Double dates are like playdates from hell.
Why can’t none of you be funny? Like legitimately funny or interesting? Instead I have to hope something bad happens to you like your boyfriend cheating on you so I can laugh and actually be entertained by you.
Your girlfriend single friends are never funny. They just spy on you and are always at your crib eating all your food like Maxine from “Living Single” except they’re not funny or insightful like Maxine. Just hungry.
I won’t feel like an asshole when I just disappear or take my space back.
I’ve seen people dreams just flat-out die because of relationships. The passion for pursuing something they love is just gone. They’re at work just miserable as fuck.
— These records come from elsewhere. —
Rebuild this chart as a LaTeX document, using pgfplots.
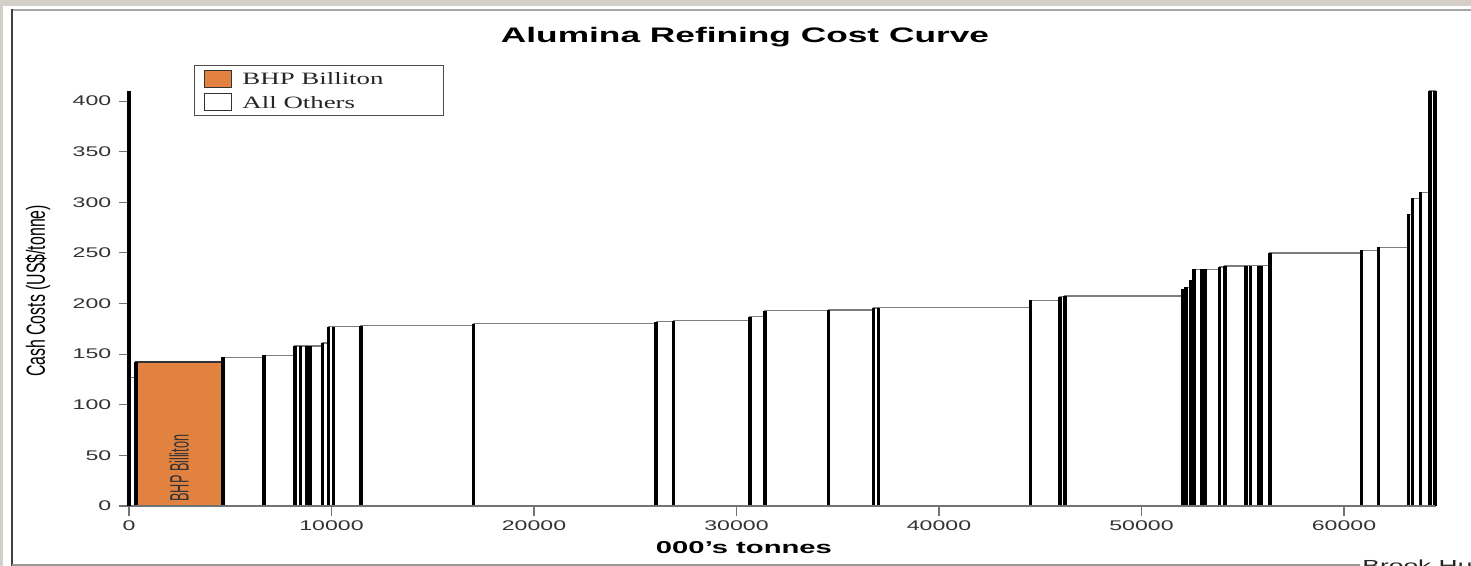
\documentclass[border=0pt]{standalone}
\usepackage{pgfplots}
\pgfplotsset{compat=1.18}
\usepackage{pgfplotstable}
\usepackage{graphicx}
\usepackage{fontspec}
\setmainfont{Liberation Sans}
\newfontfamily\legfont{Liberation Serif}
\definecolor{bhp}{RGB}{225,130,64}
\definecolor{bgray}{RGB}{212,208,200}
\definecolor{edge}{RGB}{125,125,125}

% left edge of each refinery block (000's tonnes) and its cash cost (US$/tonne)
\pgfplotstableread{
x h
0 127
350 142
4650 147
6667 149
8200 158
8480 158
8780 158
8960 158
9560 161
9840 177
10090 177
11450 178
17000 180
26030 182
26880 183
30670 187
31410 193
34540 193.6
36760 195.6
37000 196
44530 203
45975 206.7
46222 207.4
52035 214
52200 216
52430 223
52593 234
52988 234
53150 234
53842 236
54123 237
55160 237.5
55392 237.5
55768 237.5
55936 237.5
56346 250
60874 252.5
61698 255.5
63177 288
63392 304
63787 310
64247 410
64494 410
}\costs

\begin{document}
\begin{tikzpicture}
\useasboundingbox (0,0) rectangle (1103.25pt,424.5pt);
\clip (0,0) rectangle (1103.25pt,424.5pt);
\begin{scope}[x=0.75pt,y=0.75pt]
\fill[bgray] (0,0) rectangle (1471,566);
\fill[white] (3,0) rectangle (1471,560);
\draw[black!35, line width=2pt] (11,556) -- (1471,556);
\draw[black!75, line width=1pt] (12,557) -- (12,0);
\draw[black!40, line width=0.9pt] (12,1) -- (1360,1);
\end{scope}
\begin{axis}[
  at={(96.75pt,45pt)}, anchor=south west,
  scale only axis, width=979.6pt, height=311.3pt,
  xmin=0, xmax=64500, ymin=0, ymax=410,
  clip=false, axis on top,
  axis x line=bottom, axis y line=left,
  x axis line style={-, draw=black!55, line width=0.9pt},
  y axis line style={-, draw=black, line width=2.6pt},
  xtick={0,10000,...,60000}, ytick={0,50,...,400},
  tick align=outside, major tick length=7.5pt,
  tick style={black!55, line width=0.8pt},
  ticklabel style={font=\fontsize{10.5}{12}\selectfont, text=black!80},
  xticklabel style={xscale=1.65},
  yticklabel style={xscale=1.65},
  /pgf/number format/assume math mode=true,
  /pgf/number format/1000 sep={},
  scaled x ticks=false,
  legend image code/.code={\draw[#1, line width=0.9pt] (0pt,-6.4pt) rectangle (20pt,6.4pt);},
  legend cell align=left,
  legend style={at={(0.0498,1.0624)}, anchor=north west, draw=black!70, line width=0.8pt,
    font=\legfont\fontsize{13}{15}\selectfont, text=black!85,
    inner xsep=7pt, inner ysep=3.1pt, row sep=3.8pt,
    nodes={inner sep=0pt, text depth=0pt}},
]
\addplot[ybar interval, fill=white, draw=edge, line width=0.9pt, forget plot] table[x=x, y=h] {\costs};
\addplot[ybar interval, fill=bhp, draw=black!80, line width=1.2pt, forget plot] coordinates {(350,142) (4650,142)};
\addplot[ycomb, draw=black, line width=2.6pt, mark=none, forget plot] table[x=x, y=h] {\costs};
\node[font=\fontsize{9.5}{11}\selectfont, text=black!80, xscale=2.1, rotate=90] at (axis cs:2470,37.5) {BHP Billiton};
\addlegendimage{fill=bhp, draw=black!80}
\addlegendentry{\hspace{8pt}\makebox[144pt][l]{\scalebox{1.55}[1]{BHP Billiton}}}
\addlegendimage{fill=white, draw=black!80}
\addlegendentry{\hspace{8pt}\makebox[144pt][l]{\scalebox{1.55}[1]{All Others}}}
\end{axis}
\begin{scope}[x=0.75pt,y=0.75pt]
\node[font=\bfseries\fontsize{15.75}{18}\selectfont, xscale=1.68] at (745,529) {Alumina Refining Cost Curve};
\node[font=\bfseries\fontsize{12.9}{15}\selectfont, xscale=1.7] at (744,18) {000's tonnes};
\node[font=\fontsize{11.9}{14}\selectfont, xscale=1.65, rotate=90] at (38,275) {Cash Costs (US\$/tonne)};
\node[font=\fontsize{12}{14}\selectfont, text=black!85, xscale=1.65, anchor=base west, inner sep=0pt] at (1362,-5.5) {Brook Hunt};
\end{scope}
\end{tikzpicture}
\end{document}
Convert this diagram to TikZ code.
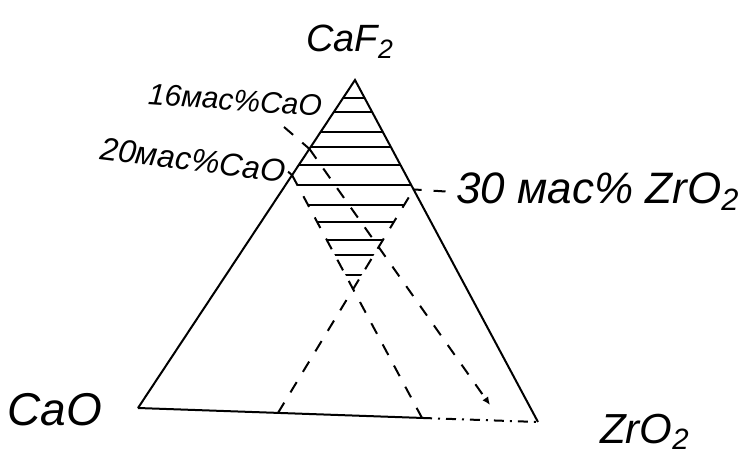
\documentclass[tikz,border=0pt]{standalone}
\usepackage{fontspec}
\setmainfont{Liberation Sans}
\usepackage{tikz}
\usetikzlibrary{arrows.meta,calc}
\definecolor{ink}{HTML}{000000}

\begin{document}
\begin{tikzpicture}[x=0.5pt,y=-0.5pt,line width=1pt,
  every node/.style={text=ink,inner sep=1pt,align=center},
  guide/.style={draw=ink,dash pattern=on 6pt off 6pt},
  hatch/.style={draw=ink,line width=0.9pt}]
\useasboundingbox (0,0) rectangle (744,460);
% corners and marked points
\coordinate (top) at (355,80);
\coordinate (bl) at (138,408);
\coordinate (br) at (538,422);
\coordinate (p16) at ($(top)!0.21!(bl)$);
\coordinate (p20) at ($(top)!0.29!(bl)$);
\coordinate (p30) at ($(top)!0.32!(br)$);
\coordinate (q30) at ($(bl)!0.35!(br)$);
\coordinate (p20b) at ($(p20)+(br)-(top)$);
\coordinate (q20) at (intersection of p20--p20b and bl--br);
\coordinate (x) at (intersection of p20--p20b and q30--p30);
\coordinate (e16) at (490,405);
\coordinate (l16) at (284,127);
% labels
\node[font={\itshape\fontsize{19}{22}\selectfont}] (caf2) at (350,42) {CaF\textsubscript{2}};
\node[font={\itshape\fontsize{23}{26}\selectfont}] (cao) at (55,410) {CaO};
\node[font={\itshape\fontsize{21}{24}\selectfont}] (zro2) at (645,432) {ZrO\textsubscript{2}};
\node[font={\itshape\fontsize{15}{18}\selectfont},rotate=-4] (lab16) at (235,100) {16мас\%CaO};
\node[font={\itshape\fontsize{16}{19}\selectfont},rotate=-7] (lab20) at (193,160) {20мас\%CaO};
\node[font={\itshape\fontsize{22}{25}\selectfont}] (lab30) at (598,192) {30 мас\% ZrO\textsubscript{2}};
% hatched field
\begin{scope}
\clip (top) -- (p30) -- (x) -- (p20) -- cycle;
\foreach \y in {98,112,132,147,165,185,205,222,240,255,275}
  \draw[hatch] (250,\y) -- (450,\y);
\end{scope}
% triangle
\draw[ink] (bl) -- (top) -- (br);
\draw[ink] (bl) -- (q20);
\draw[ink,dash pattern=on 5pt off 3pt on 1pt off 3pt] (q20) -- (br);
% sections
\draw[guide] (q30) -- (p30);
\draw[guide] (p20) -- (q20);
\draw[guide,-{Latex[length=4pt,width=3.5pt]}] (p16) -- (e16);
% leaders
\draw[guide] (l16) -- (p16);
\draw[ink] (lab20.east) -- (p20);
\draw[guide,shorten <=4pt] (lab30.west) -- (p30);
\end{tikzpicture}
\end{document}
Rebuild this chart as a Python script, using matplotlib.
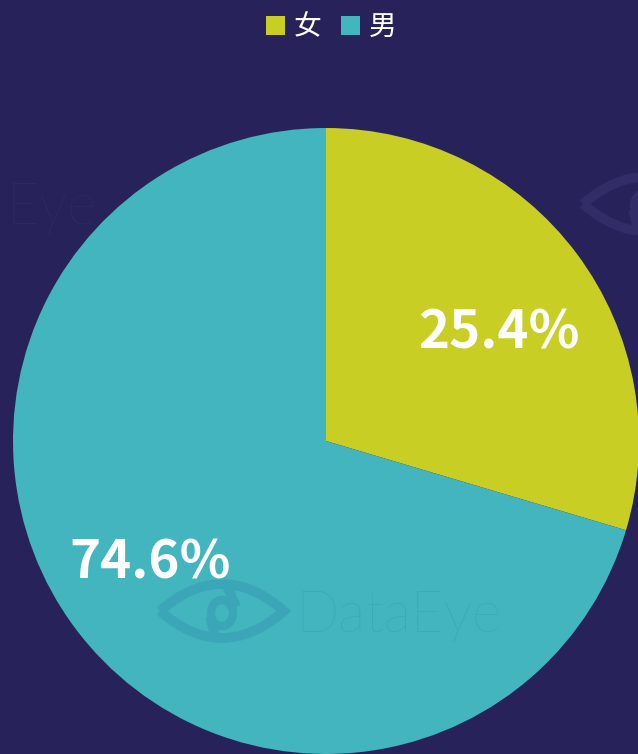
import matplotlib
matplotlib.use("Agg")
import matplotlib.pyplot as plt
from matplotlib.patches import Patch, PathPatch, Circle
from matplotlib.path import Path

categories = ["女", "男"]
# slice sizes as drawn in the picture (the labels shown differ from the drawn angles)
slice_sizes = [29.6, 70.4]
label_texts = ["25.4%", "74.6%"]
colors = ["#C9CE24", "#42B5BE"]

bg = "#28225A"
W, H = 638, 754
plt.rcParams['font.family'] = ['Noto Sans CJK SC', 'DejaVu Sans']

fig = plt.figure(figsize=(W / 100, H / 100), dpi=100, facecolor=bg)
ax = fig.add_axes([13 / W, 0.0, 626 / W, 626 / H])
ax.set_facecolor(bg)
labels_iter = iter(label_texts)
wedges, _, autotexts = ax.pie(
    slice_sizes, colors=colors, startangle=90, counterclock=False, radius=1.0,
    wedgeprops=dict(linewidth=0), autopct=lambda p: next(labels_iter),
    pctdistance=0.66,
    textprops=dict(color='white', fontsize=38, fontweight='bold'))
# label placement as in the reference (slightly rotated from slice midpoints)
label_xy = [(0.552, 0.345), (-0.562, -0.390)]
for t, xy in zip(autotexts, label_xy):
    t.set_position(xy)
    t.set_zorder(5)
ax.set_xlim(-1, 1)
ax.set_ylim(-1, 1)
ax.set_aspect('equal')
ax.axis('off')


def px(x, y):
    return (x / W, 1 - y / H)


def eye(cx, cy, w, h, color):
    l = px(cx - w / 2, cy)
    r = px(cx + w / 2, cy)
    t = px(cx, cy - 2 * h)
    b = px(cx, cy + 2 * h)
    verts = [l, t, r, b, l]
    codes = [Path.MOVETO, Path.CURVE3, Path.CURVE3, Path.CURVE3, Path.CURVE3]
    kw = dict(transform=fig.transFigure, zorder=10)
    fig.add_artist(PathPatch(Path(verts, codes), facecolor='none', edgecolor=color,
                             lw=7, **kw))
    fig.add_artist(Circle(px(cx, cy + 2), 11 / W, facecolor='none', edgecolor=color,
                          lw=6, **kw))
    fig.add_artist(PathPatch(Path([px(cx + 4, cy - 27), px(cx + 14, cy - 4)]),
                             edgecolor=color, lw=7, **kw))
    fig.add_artist(PathPatch(Path([px(cx - 12, cy + 6), px(cx - 6, cy + 28)]),
                             edgecolor=color, lw=7, **kw))


# watermarks
wm_on_teal = '#3BA6B7'
wm_on_bg = '#322C67'
fig.text(295 / W, 1 - 616 / H, "DataEye", color=wm_on_teal, fontsize=41,
         family='Lato', fontweight='light', ha='left', va='center', zorder=10)
eye(222, 611, 124, 27, wm_on_teal)
fig.text(6 / W, 1 - 208 / H, "Eye", color=wm_on_bg, fontsize=41,
         family='Lato', fontweight='light', ha='left', va='center', zorder=10)
eye(645, 204, 124, 27, wm_on_bg)

handles = [Patch(facecolor=c, edgecolor='none') for c in colors]
fig.legend(handles, categories, loc='center', bbox_to_anchor=(331 / W, 1 - 27 / H),
           ncol=2, frameon=False, fontsize=20, labelcolor='white',
           handlelength=0.7, handleheight=0.7, handletextpad=0.3, columnspacing=0.7)

fig.savefig("out.png", dpi=100, facecolor=bg)
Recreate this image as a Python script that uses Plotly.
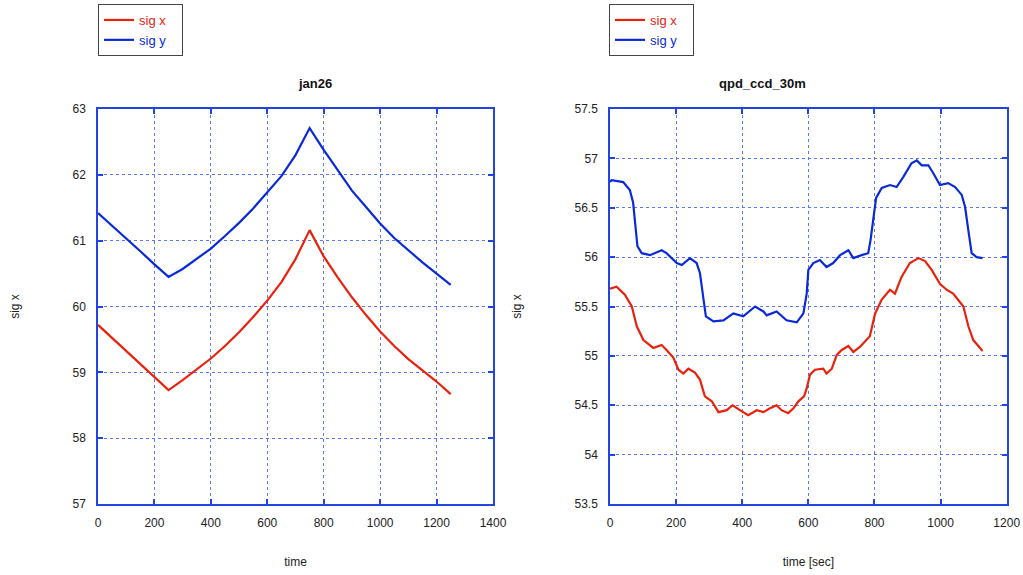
import plotly.graph_objects as go

# ---------------- data: left panel "jan26" ----------------
t_left = [0, 50, 100, 150, 200, 250, 300, 350, 400, 450, 500, 550, 600, 650,
          700, 750, 800, 850, 900, 950, 1000, 1050, 1100, 1150, 1200, 1250]
left_sig_x = [59.72, 59.52, 59.32, 59.12, 58.92, 58.73, 58.88, 59.04, 59.21, 59.40,
              59.61, 59.84, 60.09, 60.37, 60.72, 61.16, 60.76, 60.44, 60.14, 59.87,
              59.62, 59.40, 59.20, 59.03, 58.86, 58.67]
left_sig_y = [61.42, 61.23, 61.04, 60.84, 60.64, 60.45, 60.57, 60.72, 60.88, 61.07,
              61.27, 61.49, 61.73, 61.98, 62.30, 62.71, 62.38, 62.06, 61.76, 61.51,
              61.26, 61.04, 60.85, 60.67, 60.50, 60.33]

# ---------------- data: right panel "qpd_ccd_30m" ----------------
t_right_x = [0, 20, 45, 66, 81, 101, 131, 156, 171, 192, 207, 222, 237, 257, 272,
             287, 308, 328, 353, 371, 393, 418, 444, 464, 484, 504, 519, 539, 555,
             570, 587, 595, 605, 620, 645, 655, 671, 686, 701, 721, 736, 756, 786,
             802, 822, 847, 862, 882, 907, 933, 953, 973, 998, 1018, 1038, 1069,
             1084, 1099, 1127]
right_sig_x = [55.68, 55.70, 55.62, 55.50, 55.30, 55.16, 55.08, 55.11, 55.06, 54.98,
               54.86, 54.82, 54.87, 54.83, 54.76, 54.59, 54.54, 54.43, 54.45, 54.50,
               54.45, 54.40, 54.45, 54.43, 54.47, 54.50, 54.45, 54.42, 54.47, 54.54,
               54.59, 54.67, 54.81, 54.86, 54.87, 54.82, 54.87, 55.01, 55.06, 55.10,
               55.04, 55.09, 55.20, 55.43, 55.57, 55.67, 55.63, 55.80, 55.94, 55.99,
               55.96, 55.87, 55.73, 55.67, 55.63, 55.50, 55.30, 55.16, 55.05]

t_right_y = [0, 5, 40, 60, 70, 76, 83, 96, 121, 156, 171, 202, 217, 242, 262, 272,
             282, 290, 313, 343, 373, 403, 439, 464, 474, 504, 534, 565, 585, 595,
             600, 615, 635, 655, 675, 696, 721, 736, 761, 781, 788, 797, 805, 822,
             847, 867, 887, 912, 928, 943, 963, 978, 998, 1023, 1044, 1064, 1074,
             1084, 1094, 1109, 1127]
right_sig_y = [56.76, 56.78, 56.76, 56.68, 56.55, 56.34, 56.11, 56.04, 56.02, 56.07,
               56.04, 55.94, 55.92, 55.99, 55.94, 55.84, 55.60, 55.40, 55.35, 55.36,
               55.43, 55.40, 55.50, 55.45, 55.41, 55.45, 55.36, 55.34, 55.43, 55.63,
               55.87, 55.94, 55.97, 55.90, 55.94, 56.02, 56.07, 55.99, 56.02, 56.04,
               56.17, 56.41, 56.60, 56.70, 56.73, 56.71, 56.81, 56.95, 56.98, 56.93,
               56.93, 56.85, 56.73, 56.75, 56.71, 56.63, 56.51, 56.27, 56.04, 56.00,
               55.99]

series_names = ["sig x", "sig y"]
titles = ["jan26", "qpd_ccd_30m"]
x_titles = ["time", "time [sec]"]
y_title = "sig x"

RED = "#e8220c"
BLUE = "#0a2ad8"
AXIS = "#2244e0"
GRID = "#5a78f2"
FONT = "Liberation Sans, Arial, sans-serif"

W, H = 1023, 575

fig = go.Figure()

def legend_name(name, color):
    return f"<span style='color:{color}'>{name}</span>&nbsp;&nbsp;&nbsp;"

fig.add_trace(go.Scatter(x=t_left, y=left_sig_x, mode="lines", name=legend_name(series_names[0], RED),
                         line=dict(color=RED, width=2.2), xaxis="x", yaxis="y", legend="legend"))
fig.add_trace(go.Scatter(x=t_left, y=left_sig_y, mode="lines", name=legend_name(series_names[1], BLUE),
                         line=dict(color=BLUE, width=2.2), xaxis="x", yaxis="y", legend="legend"))
fig.add_trace(go.Scatter(x=t_right_x, y=right_sig_x, mode="lines", name=legend_name(series_names[0], RED),
                         line=dict(color=RED, width=2.2), xaxis="x2", yaxis="y2", legend="legend2"))
fig.add_trace(go.Scatter(x=t_right_y, y=right_sig_y, mode="lines", name=legend_name(series_names[1], BLUE),
                         line=dict(color=BLUE, width=2.2), xaxis="x2", yaxis="y2", legend="legend2"))

ydom = [1 - 504 / H, 1 - 109 / H]
xdom1 = [98 / W, 493 / W]
xdom2 = [610 / W, 1006.7 / W]

def xaxis(dom, rng, title, anchor):
    return dict(domain=dom, range=rng, dtick=200, anchor=anchor,
                showline=True, mirror="ticks", linecolor=AXIS, linewidth=1.5,
                ticks="inside", ticklen=5, tickcolor=AXIS, tickwidth=1.5,
                showgrid=True, gridcolor=GRID, griddash="dot", gridwidth=1,
                zeroline=False, automargin=False,
                tickfont=dict(family=FONT, size=12, color="#222"),
                ticklabelstandoff=7,
                title=dict(text=title, font=dict(family=FONT, size=12, color="#222"), standoff=28))

def yaxis(dom, rng, dt, anchor):
    return dict(domain=dom, range=rng, dtick=dt, anchor=anchor,
                showline=True, mirror="ticks", linecolor=AXIS, linewidth=1.5,
                ticks="inside", ticklen=5, tickcolor=AXIS, tickwidth=1.5,
                showgrid=True, gridcolor=GRID, griddash="dot", gridwidth=1,
                zeroline=False, automargin=False,
                tickfont=dict(family=FONT, size=12, color="#222"),
                ticklabelstandoff=8,
                title=dict(text=y_title, font=dict(family=FONT, size=12, color="#222"), standoff=50))

def legend_cfg(xpx):
    return dict(x=xpx / W, y=1 - 4 / H, xanchor="left", yanchor="top",
                bgcolor="white", bordercolor="#444", borderwidth=1,
                font=dict(family=FONT, size=13), itemwidth=30,
                tracegroupgap=0)

fig.update_layout(
    width=W, height=H,
    margin=dict(l=0, r=0, t=0, b=0),
    paper_bgcolor="white", plot_bgcolor="white",
    font=dict(family=FONT, size=12, color="#222"),
    showlegend=True,
    xaxis=xaxis(xdom1, [0, 1400], x_titles[0], "y"),
    yaxis=yaxis(ydom, [57, 63], 1, "x"),
    xaxis2=xaxis(xdom2, [0, 1200], x_titles[1], "y2"),
    yaxis2=yaxis(ydom, [53.5, 57.5], 0.5, "x2"),
    legend=legend_cfg(98),
    legend2=legend_cfg(609),
    annotations=[
        dict(text=f"<b>{titles[0]}</b>", x=(xdom1[0] + xdom1[1]) / 2, y=1 - 84 / H,
             xref="paper", yref="paper", showarrow=False, yanchor="middle",
             font=dict(family=FONT, size=13, color="#111")),
        dict(text=f"<b>{titles[1]}</b>", x=(xdom2[0] + xdom2[1]) / 2, y=1 - 84 / H,
             xref="paper", yref="paper", showarrow=False, yanchor="middle",
             font=dict(family=FONT, size=13, color="#111")),
    ],
)

fig.write_html("out.html",
               config={"displayModeBar": False},
               post_script="document.body.style.margin='0';document.body.style.overflow='hidden';")
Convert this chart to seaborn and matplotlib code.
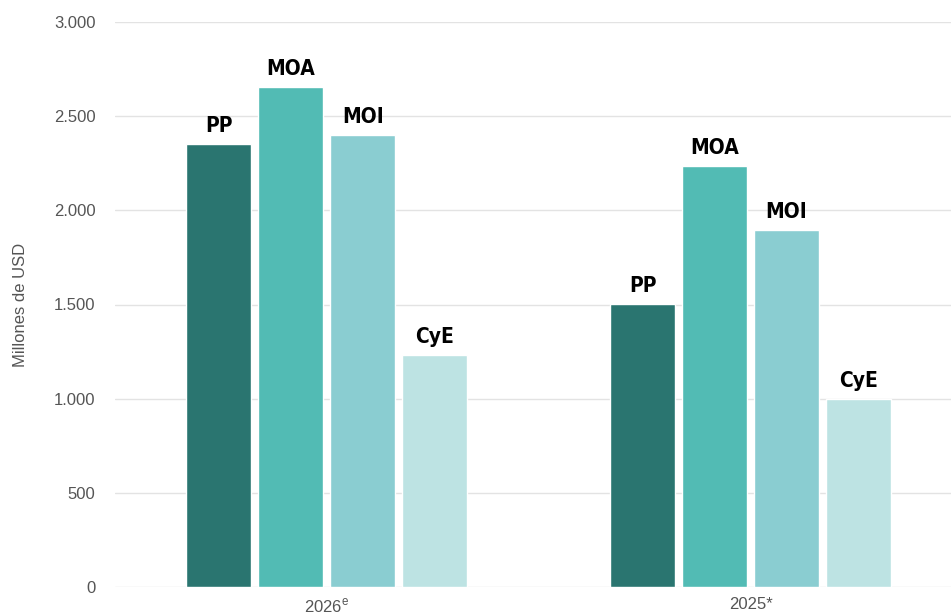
import pandas as pd
import seaborn as sns
import matplotlib.pyplot as plt
from matplotlib.ticker import FuncFormatter

years = ['2026$^{\\mathregular{e}}$', '2025*']
sectors = ['PP', 'MOA', 'MOI', 'CyE']
vals_2026 = [2350, 2655, 2400, 1232]
vals_2025 = [1503, 2235, 1896, 998]
colors = ['#2a7570', '#52bbb4', '#8acdd1', '#bde3e3']

df = pd.DataFrame({
    'Year': [years[0]] * 4 + [years[1]] * 4,
    'Sector': sectors * 2,
    'Value': vals_2026 + vals_2025,
})

sns.set_style('white')
plt.rcParams['font.family'] = ['Liberation Sans', 'DejaVu Sans']

fig = plt.figure(figsize=(9.51, 6.16), dpi=100)
ax = fig.add_axes([115 / 951, 1 - 587 / 616, 1 - 115 / 951, (587 - 22) / 616])

sns.barplot(data=df, x='Year', y='Value', hue='Sector', palette=colors,
            width=0.68, gap=0.1, saturation=1, legend=False, ax=ax)

# sector name above each bar
for cont, name in zip(ax.containers, sectors):
    for bar in cont:
        ax.annotate(name, (bar.get_x() + bar.get_width() / 2, bar.get_height()),
                    xytext=(0, 6), textcoords='offset points', ha='center', va='bottom',
                    fontsize=15, fontweight='heavy', fontstretch='condensed',
                    family='DejaVu Sans', color='black')

ax.set_ylim(0, 3000)
ax.set_xlim(-0.5, 1.473)
ax.set_yticks(range(0, 3001, 500))
ax.yaxis.set_major_formatter(FuncFormatter(lambda v, p: f'{int(v):,}'.replace(',', '.')))
ax.grid(axis='y', color='#e3e3e3', linewidth=1)
ax.set_axisbelow(True)
for s in ax.spines.values():
    s.set_visible(False)
ax.tick_params(axis='y', length=0, pad=14, labelsize=12, labelcolor='#555555')
ax.tick_params(axis='x', length=0, pad=7, labelsize=12, labelcolor='#555555')
ax.set_xlabel('')
ax.set_ylabel('Millones de USD', fontsize=12, color='#555555', labelpad=19)

fig.savefig('out.png', dpi=100)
Everything is just about going to their job they hate, wishing weekends would come, going home to their partner and kids (if any) watching TV, occasional dinner dates and that’s it. Nothing more.
Whether I’m single or in a relationship my passion is first. The mission to do that passion for a living is first. I’m not putting it on hold for no one. I made that mistake once and I’ll never make it again. She just gotta jump in like double dutch and just keep up cause I’m not stopping.